Miami University may be turning a shade greener this spring, as the university announces plans to unveil a new energy sustainability plan.
Earlier this month, Miami President David Hodge said he is in talks to finalize a Campus Sustainability Plan, which would aim to decrease the university’s reliance on coal over the next two decades.
Hodge said he is excited about putting the plan into action and hopes to inform students when the deal is finalized.
“We hope to have an announcement out before the end of the semester,” Hodge said.
Hodge has worked with Miami’s Campus Sustainability Committee since 2008, negotiating what he called a “realistic” goal for clean energy.
“Basically, what’s happened is the Sustainability Committee issued a series of recommendations about what Miami can do to (decrease our reliance on fossil fuels),” Hodge said. “We have been working with them to fine tune it so we are on the same page. We are trying to be as aggressive as we can, but we need to be realistic.”
While Hodge hopes to one day phase out coal entirely, he said the university is at least 10 to 15 years away from completely making the switch to alternative energy, unless future technology allows the transition to happen more gracefully.
“What this will probably mean is moving the power plant to something like natural gas or bio mass, but we’re probably at least 10 to 15 years out to make that full transformation,” he said.
Not everyone is completely satisfied with Hodge’s projections. Todd Zimmer is the President of Beyond Coal at Miami, an organization dedicated to ending the nation’s reliance on coal.
While Zimmer appreciates the swift action Miami’s administration has taken to draft a finalized comprehensive sustainability plan, he is disappointed the plan does not include provisions to phase out coal entirely by a certain date.
“We believe that, minimally, the university must include a retirement date for the on-campus coal-fired steam plant,” Zimmer said. “Without such a provision, the plan is incomplete and not as strong or forward-looking as it needs to be in order to be effective.”
Furthermore, Zimmer said the effects from coal-fired power plants can be disastrous. Coal-fired power plants, like the one on Miami’s Western Campus, are largely unregulated and a source of Mercury pollution according to Zimmer.
“Mercury is a heavy metal and neuro-toxin released in the burning of coal, and we are burning 25,000 tons of coal a year right here on campus,” he said. “(In the United States) one in six women has mercury levels so high in their bodies that it would damage the development of a fetus.”
Thursday, Beyond Coal held free Mercury testing for students at the Shriver Center, and will release their findings later next week.
However, despite his concerns, Zimmer is happy a resolution is imminent.
“The Campus Sustainability Plan is a fantastic move in the right direction and we commend President Hodge and the Sustainability Committee for their efforts,” Zimmer said.
Junior Ashley Smith sees both sides of the issue. While Smith is happy a plan is being drafted, she understands Zimmer’s concerns about coal.

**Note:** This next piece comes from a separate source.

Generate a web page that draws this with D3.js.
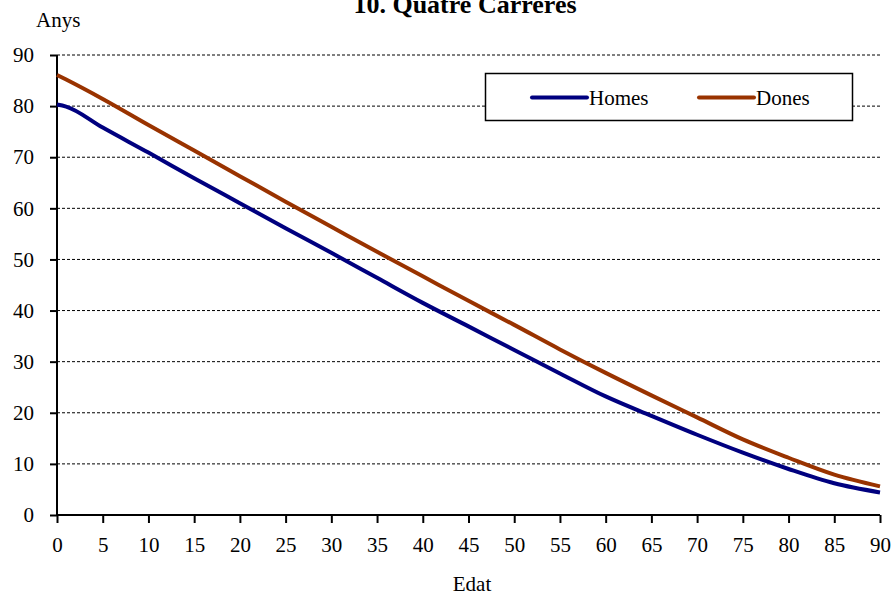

“I’m happy that action is being taken, but I also understand how damaging coal can be to both people and environment,” she said.
However, the report doesn’t just contain long-term environmental solution. Hodge said the university has already begun to work toward environmental sustainability.
This summer, Stoddard and Elliot Halls will be converted to geothermal energy, according to Hodge.
In addition to adding a sustainability co-major, Hodge said Miami will amp up its recycling efforts and to work to only construct buildings with silver LEED certifications (the third highest behind gold and platinum certifications).
Overall, Hodge said his primary concern is to decrease reliance on foreign sources of carbon-based fuels, but as he explained, timing is everything.
“Whether global warming is happening or not, we want to make sure we are creating a healthier environment,” Hodge said. “It’s about making the right decision right now.”